SOCIAL MEDIA AND THE TEACHING OF PSYCHOLOGY: REFLECTING UPON TEN YEARS OF EXPERIENCE

Teaching is not restricted or limited to the classroom. With the advancement in technology and the increase in internet usage, over the past few years, teaching has gone way beyond the classroom.In recent times, blogs, Facebook pages, and Twitter handles have become popular educational tools. For students, such social media platforms have become types of asynchronous communities, where they can get relevant information and even share it with others. Information from such platforms is very easy to access, and with just a click it can be shared to multiple people. In this way, the same information is accessed by multiple people almost at the same time.
Generally, on such platforms, information is given in a much simpler form, which makes it easier to understand, as compared to text books and journals. In this way, they become very good additional educational resources. Further, due to the short attention span that many of the students have nowadays, reading from books is found to be taxing and too demanding for them. In such cases, reading from blogs and Facebook pages, in which information is given briefly yet comprehensively, brings about a lot more interest.
If students find social media to be a quick and easy way to learn, teachers find it to be a fun and exciting way to teach. Formal teaching requires teachers to mostly stick to the given syllabus. They can surely improvise and deviate sometimes to make it interesting, but eventually, keeping in view the limited number of classes in a semester, they cannot go beyond the syllabus. This is where teachers can make full use of social media.

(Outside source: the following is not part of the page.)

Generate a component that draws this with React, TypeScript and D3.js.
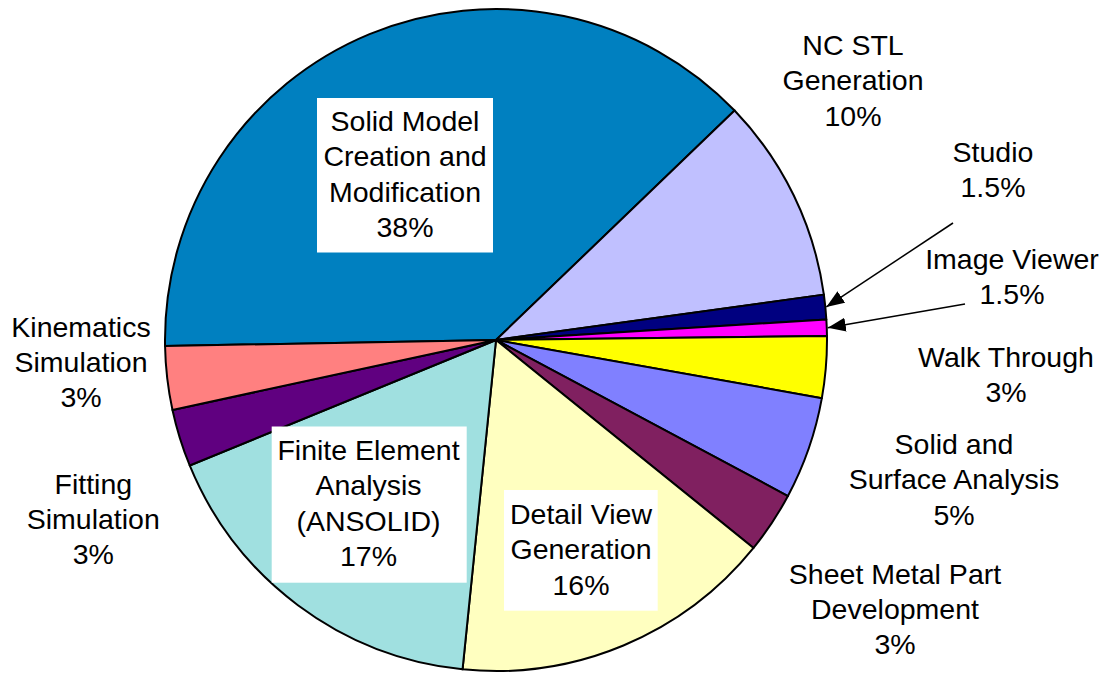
import React from "react";
import * as d3 from "d3";

const categories = [
  "Solid Model Creation and Modification",
  "NC STL Generation",
  "Studio",
  "Image Viewer",
  "Walk Through",
  "Solid and Surface Analysis",
  "Sheet Metal Part Development",
  "Detail View Generation",
  "Finite Element Analysis (ANSOLID)",
  "Fitting Simulation",
  "Kinematics Simulation",
];
const shares = [38.1, 10.0, 1.2, 0.8, 3.0, 5.0, 3.0, 15.8, 17.2, 2.8, 3.1];
const percentLabels = ["38%", "10%", "1.5%", "1.5%", "3%", "5%", "3%", "16%", "17%", "3%", "3%"];
const labelLines = [
  ["Solid Model", "Creation and", "Modification"],
  ["NC STL", "Generation"],
  ["Studio"],
  ["Image Viewer"],
  ["Walk Through"],
  ["Solid and", "Surface Analysis"],
  ["Sheet Metal Part", "Development"],
  ["Detail View", "Generation"],
  ["Finite Element", "Analysis", "(ANSOLID)"],
  ["Fitting", "Simulation"],
  ["Kinematics", "Simulation"],
];
const colors = [
  "#0080C0", "#C0C0FF", "#000080", "#FF00FF", "#FFFF00", "#8080FF",
  "#802060", "#FFFFC0", "#A0E0E0", "#600080", "#FF8080",
];

// layout
const W = 1116, H = 673;
const CX = 496, CY = 340, R = 331;
const START_DEG = -91.04;
const FONT = 28.5;
const LH = 35.3;

// label placement: x center, first baseline, optional white box, optional arrow start
const labelLayout: { x: number; y: number; box?: [number, number, number, number]; arrowFrom?: [number, number] }[] = [
  { x: 405, y: 131, box: [317, 98, 493, 252.5] },
  { x: 853, y: 55 },
  { x: 993, y: 161.7, arrowFrom: [953, 223] },
  { x: 1012, y: 268.5, arrowFrom: [965, 304] },
  { x: 1006, y: 366.7 },
  { x: 954, y: 454 },
  { x: 895, y: 583.5 },
  { x: 581, y: 524, box: [504, 490, 657.7, 610.7] },
  { x: 368.5, y: 460, box: [271.7, 426.5, 466.7, 582.7] },
  { x: 93.3, y: 493.5 },
  { x: 81, y: 336.7 },
];

export default function App() {
  const rad = Math.PI / 180;
  const pie = d3
    .pie<number>()
    .sort(null)
    .value((d) => d)
    .startAngle(START_DEG * rad)
    .endAngle(START_DEG * rad + 2 * Math.PI);
  const arcs = pie(shares);
  const arcGen = d3.arc<d3.PieArcDatum<number>>().innerRadius(0).outerRadius(R);

  return (
    <svg
      width={W}
      height={H}
      style={{ position: "absolute", left: 0, top: 0, background: "#fff" }}
      fontFamily="'Liberation Sans', Arial, sans-serif"
    >
      <defs>
        <marker
          id="arrowhead"
          markerUnits="userSpaceOnUse"
          markerWidth={20}
          markerHeight={16}
          refX={18}
          refY={7}
          orient="auto"
        >
          <path d="M0,0 L18,7 L0,14 Z" fill="#000" />
        </marker>
      </defs>
      <rect x={0} y={0} width={W} height={H} fill="#fff" />
      <g transform={`translate(${CX},${CY})`}>
        {arcs.map((a, i) => (
          <path
            key={categories[i]}
            d={arcGen(a) || ""}
            fill={colors[i]}
            stroke="#000"
            strokeWidth={2}
            strokeLinejoin="round"
          />
        ))}
      </g>
      {arcs.map((a, i) => {
        const L = labelLayout[i];
        const lines = [...labelLines[i], percentLabels[i]];
        let arrow = null;
        if (L.arrowFrom) {
          const mid = (a.startAngle + a.endAngle) / 2;
          const tx = CX + (R + 1) * Math.sin(mid);
          const ty = CY - (R + 1) * Math.cos(mid);
          arrow = (
            <line
              x1={L.arrowFrom[0]}
              y1={L.arrowFrom[1]}
              x2={tx}
              y2={ty}
              stroke="#000"
              strokeWidth={1.5}
              markerEnd="url(#arrowhead)"
            />
          );
        }
        return (
          <g key={"lab" + i}>
            {L.box && (
              <rect
                x={L.box[0]}
                y={L.box[1]}
                width={L.box[2] - L.box[0]}
                height={L.box[3] - L.box[1]}
                fill="#fff"
              />
            )}
            {lines.map((t, j) => (
              <text
                key={j}
                x={L.x}
                y={L.y + j * LH}
                textAnchor="middle"
                fontSize={FONT}
                fill="#000"
              >
                {t}
              </text>
            ))}
            {arrow}
          </g>
        );
      })}
    </svg>
  );
}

There are always some exciting and fascinating information out there that a teacher may want to share with students, but is unable to do so due to time constraints. Using blogs and Facebook pages, authored and created by them, teachers can exactly do that. By sharing information on their own blog and Facebook page, they are able to give an idea of their real interests regarding the subject. It helps to display a sense of individuality, and the matter that they are sharing may also reflect on some hidden aspects of their self, giving out a personal touch to the information that they are sharing.
On May 27, 2018, my blog Life And Psychology (www.lifeandpsychology.com) completed ten years. For the past ten years I have been consistently writing on the blog about topics like mental health, relationships, individualdifferences, feelings and emotions, cognition, culture, lifestyles, communication, among others. Writing about these topics has helped me to articulate related topics in a better way. I have often been able to use many of such posts and relate them to my teaching in the classroom, making my classes to be more interesting.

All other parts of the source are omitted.